— Begin Raw data —

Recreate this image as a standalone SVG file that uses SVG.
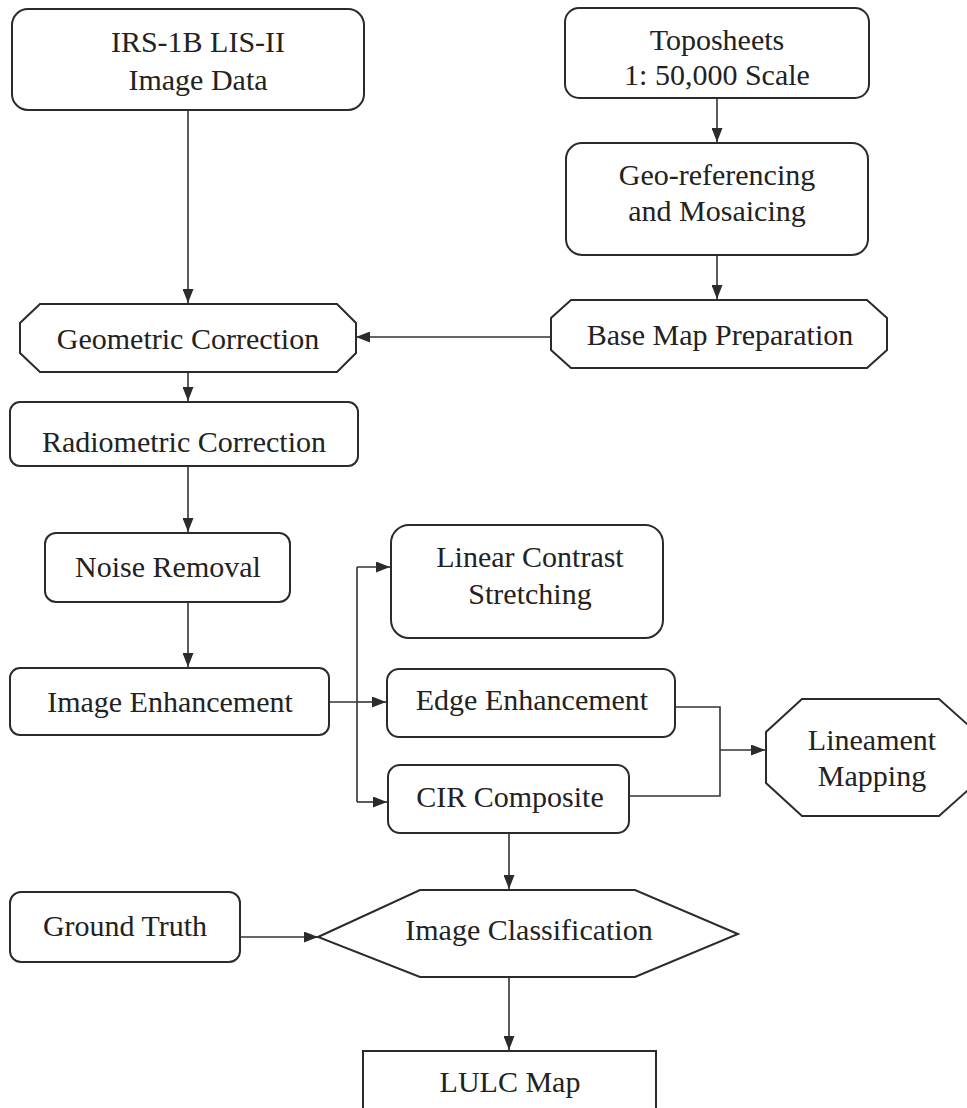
<svg xmlns="http://www.w3.org/2000/svg" width="967" height="1108" viewBox="0 0 967 1108">
  <style>
    .box { fill: #ffffff; stroke: #2b2b2b; stroke-width: 2; }
    .lbl { font-family: "Liberation Serif", "Times New Roman", serif; font-size: 30px; fill: #222222; text-anchor: middle; }
    .wire { fill: none; stroke: #333333; stroke-width: 1.6; }
  </style>
  <defs>
    <marker id="arrow" viewBox="0 0 14 11" refX="14" refY="5.5" markerWidth="14" markerHeight="11" markerUnits="userSpaceOnUse" orient="auto">
      <path d="M0,0 L14,5.5 L0,11 Z" fill="#2b2b2b"/>
    </marker>
  </defs>
  <rect width="967" height="1108" fill="#ffffff"/>

  <!-- connectors -->
  <g id="connectors">
    <path class="wire" d="M188,110 V303" marker-end="url(#arrow)"/>
    <path class="wire" d="M717,98 V142" marker-end="url(#arrow)"/>
    <path class="wire" d="M717,255 V299" marker-end="url(#arrow)"/>
    <path class="wire" d="M551,337 H356" marker-end="url(#arrow)"/>
    <path class="wire" d="M188,372 V401" marker-end="url(#arrow)"/>
    <path class="wire" d="M188,466 V532" marker-end="url(#arrow)"/>
    <path class="wire" d="M188,602 V667" marker-end="url(#arrow)"/>
    <path class="wire" d="M329,702 H357 M357,567 V802"/>
    <path class="wire" d="M357,567 H390" marker-end="url(#arrow)"/>
    <path class="wire" d="M357,702 H386" marker-end="url(#arrow)"/>
    <path class="wire" d="M357,802 H387" marker-end="url(#arrow)"/>
    <path class="wire" d="M675,707 H720 V796 H629"/>
    <path class="wire" d="M720,750 H765" marker-end="url(#arrow)"/>
    <path class="wire" d="M509,833 V889" marker-end="url(#arrow)"/>
    <path class="wire" d="M240,937 H318" marker-end="url(#arrow)"/>
    <path class="wire" d="M509,977 V1050" marker-end="url(#arrow)"/>
  </g>

  <g id="irs-data">
    <rect class="box" x="12" y="9" width="352" height="101" rx="16"/>
    <text class="lbl" x="198" y="52">IRS-1B LIS-II</text>
    <text class="lbl" x="198" y="90">Image Data</text>
  </g>

  <g id="toposheets">
    <rect class="box" x="565" y="8" width="304" height="90" rx="14"/>
    <text class="lbl" x="717" y="50">Toposheets</text>
    <text class="lbl" x="717" y="85">1: 50,000 Scale</text>
  </g>

  <g id="georef">
    <rect class="box" x="566" y="143" width="302" height="112" rx="16"/>
    <text class="lbl" x="717" y="185">Geo-referencing</text>
    <text class="lbl" x="717" y="221">and Mosaicing</text>
  </g>

  <g id="basemap">
    <polygon class="box" points="571,300 867,300 887,318 887,350 867,368 571,368 551,350 551,318"/>
    <text class="lbl" x="720" y="345">Base Map Preparation</text>
  </g>

  <g id="geometric">
    <polygon class="box" points="40,304 337,304 356,323 356,353 337,372 40,372 20,353 20,323"/>
    <text class="lbl" x="188" y="349">Geometric Correction</text>
  </g>

  <g id="radiometric">
    <rect class="box" x="10" y="402" width="348" height="64" rx="10"/>
    <text class="lbl" x="184" y="452">Radiometric Correction</text>
  </g>

  <g id="noise">
    <rect class="box" x="45" y="533" width="245" height="69" rx="11"/>
    <text class="lbl" x="168" y="577">Noise Removal</text>
  </g>

  <g id="enhancement">
    <rect class="box" x="10" y="668" width="319" height="67" rx="10"/>
    <text class="lbl" x="170" y="712">Image Enhancement</text>
  </g>

  <g id="linear-stretch">
    <rect class="box" x="391" y="525" width="272" height="113" rx="18"/>
    <text class="lbl" x="530" y="567">Linear Contrast</text>
    <text class="lbl" x="530" y="604">Stretching</text>
  </g>

  <g id="edge">
    <rect class="box" x="387" y="669" width="288" height="68" rx="12"/>
    <text class="lbl" x="532" y="710">Edge Enhancement</text>
  </g>

  <g id="cir">
    <rect class="box" x="388" y="765" width="241" height="68" rx="12"/>
    <text class="lbl" x="510" y="807">CIR Composite</text>
  </g>

  <g id="lineament">
    <polygon class="box" points="802,699 939,699 976,732 976,783 939,816 802,816 766,783 766,732"/>
    <text class="lbl" x="872" y="750">Lineament</text>
    <text class="lbl" x="872" y="786">Mapping</text>
  </g>

  <g id="ground-truth">
    <rect class="box" x="10" y="892" width="230" height="70" rx="11"/>
    <text class="lbl" x="125" y="936">Ground Truth</text>
  </g>

  <g id="classification">
    <polygon class="box" points="318,937 420,890 635,890 738,934 635,977 420,977"/>
    <text class="lbl" x="529" y="940">Image Classification</text>
  </g>

  <g id="lulc">
    <path class="box" d="M363,1110 V1051 H656 V1110"/>
    <text class="lbl" x="510" y="1092">LULC Map</text>
  </g>
</svg>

— End Raw data —

The task: Quote the listing above in full, except for the pictures.

The solution:
Recreate this image as a standalone SVG file that uses SVG.
<svg xmlns="http://www.w3.org/2000/svg" width="967" height="1108" viewBox="0 0 967 1108">
  <style>
    .box { fill: #ffffff; stroke: #2b2b2b; stroke-width: 2; }
    .lbl { font-family: "Liberation Serif", "Times New Roman", serif; font-size: 30px; fill: #222222; text-anchor: middle; }
    .wire { fill: none; stroke: #333333; stroke-width: 1.6; }
  </style>
  <defs>
    <marker id="arrow" viewBox="0 0 14 11" refX="14" refY="5.5" markerWidth="14" markerHeight="11" markerUnits="userSpaceOnUse" orient="auto">
      <path d="M0,0 L14,5.5 L0,11 Z" fill="#2b2b2b"/>
    </marker>
  </defs>
  <rect width="967" height="1108" fill="#ffffff"/>

  <!-- connectors -->
  <g id="connectors">
    <path class="wire" d="M188,110 V303" marker-end="url(#arrow)"/>
    <path class="wire" d="M717,98 V142" marker-end="url(#arrow)"/>
    <path class="wire" d="M717,255 V299" marker-end="url(#arrow)"/>
    <path class="wire" d="M551,337 H356" marker-end="url(#arrow)"/>
    <path class="wire" d="M188,372 V401" marker-end="url(#arrow)"/>
    <path class="wire" d="M188,466 V532" marker-end="url(#arrow)"/>
    <path class="wire" d="M188,602 V667" marker-end="url(#arrow)"/>
    <path class="wire" d="M329,702 H357 M357,567 V802"/>
    <path class="wire" d="M357,567 H390" marker-end="url(#arrow)"/>
    <path class="wire" d="M357,702 H386" marker-end="url(#arrow)"/>
    <path class="wire" d="M357,802 H387" marker-end="url(#arrow)"/>
    <path class="wire" d="M675,707 H720 V796 H629"/>
    <path class="wire" d="M720,750 H765" marker-end="url(#arrow)"/>
    <path class="wire" d="M509,833 V889" marker-end="url(#arrow)"/>
    <path class="wire" d="M240,937 H318" marker-end="url(#arrow)"/>
    <path class="wire" d="M509,977 V1050" marker-end="url(#arrow)"/>
  </g>

  <g id="irs-data">
    <rect class="box" x="12" y="9" width="352" height="101" rx="16"/>
    <text class="lbl" x="198" y="52">IRS-1B LIS-II</text>
    <text class="lbl" x="198" y="90">Image Data</text>
  </g>

  <g id="toposheets">
    <rect class="box" x="565" y="8" width="304" height="90" rx="14"/>
    <text class="lbl" x="717" y="50">Toposheets</text>
    <text class="lbl" x="717" y="85">1: 50,000 Scale</text>
  </g>

  <g id="georef">
    <rect class="box" x="566" y="143" width="302" height="112" rx="16"/>
    <text class="lbl" x="717" y="185">Geo-referencing</text>
    <text class="lbl" x="717" y="221">and Mosaicing</text>
  </g>

  <g id="basemap">
    <polygon class="box" points="571,300 867,300 887,318 887,350 867,368 571,368 551,350 551,318"/>
    <text class="lbl" x="720" y="345">Base Map Preparation</text>
  </g>

  <g id="geometric">
    <polygon class="box" points="40,304 337,304 356,323 356,353 337,372 40,372 20,353 20,323"/>
    <text class="lbl" x="188" y="349">Geometric Correction</text>
  </g>

  <g id="radiometric">
    <rect class="box" x="10" y="402" width="348" height="64" rx="10"/>
    <text class="lbl" x="184" y="452">Radiometric Correction</text>
  </g>

  <g id="noise">
    <rect class="box" x="45" y="533" width="245" height="69" rx="11"/>
    <text class="lbl" x="168" y="577">Noise Removal</text>
  </g>

  <g id="enhancement">
    <rect class="box" x="10" y="668" width="319" height="67" rx="10"/>
    <text class="lbl" x="170" y="712">Image Enhancement</text>
  </g>

  <g id="linear-stretch">
    <rect class="box" x="391" y="525" width="272" height="113" rx="18"/>
    <text class="lbl" x="530" y="567">Linear Contrast</text>
    <text class="lbl" x="530" y="604">Stretching</text>
  </g>

  <g id="edge">
    <rect class="box" x="387" y="669" width="288" height="68" rx="12"/>
    <text class="lbl" x="532" y="710">Edge Enhancement</text>
  </g>

  <g id="cir">
    <rect class="box" x="388" y="765" width="241" height="68" rx="12"/>
    <text class="lbl" x="510" y="807">CIR Composite</text>
  </g>

  <g id="lineament">
    <polygon class="box" points="802,699 939,699 976,732 976,783 939,816 802,816 766,783 766,732"/>
    <text class="lbl" x="872" y="750">Lineament</text>
    <text class="lbl" x="872" y="786">Mapping</text>
  </g>

  <g id="ground-truth">
    <rect class="box" x="10" y="892" width="230" height="70" rx="11"/>
    <text class="lbl" x="125" y="936">Ground Truth</text>
  </g>

  <g id="classification">
    <polygon class="box" points="318,937 420,890 635,890 738,934 635,977 420,977"/>
    <text class="lbl" x="529" y="940">Image Classification</text>
  </g>

  <g id="lulc">
    <path class="box" d="M363,1110 V1051 H656 V1110"/>
    <text class="lbl" x="510" y="1092">LULC Map</text>
  </g>
</svg>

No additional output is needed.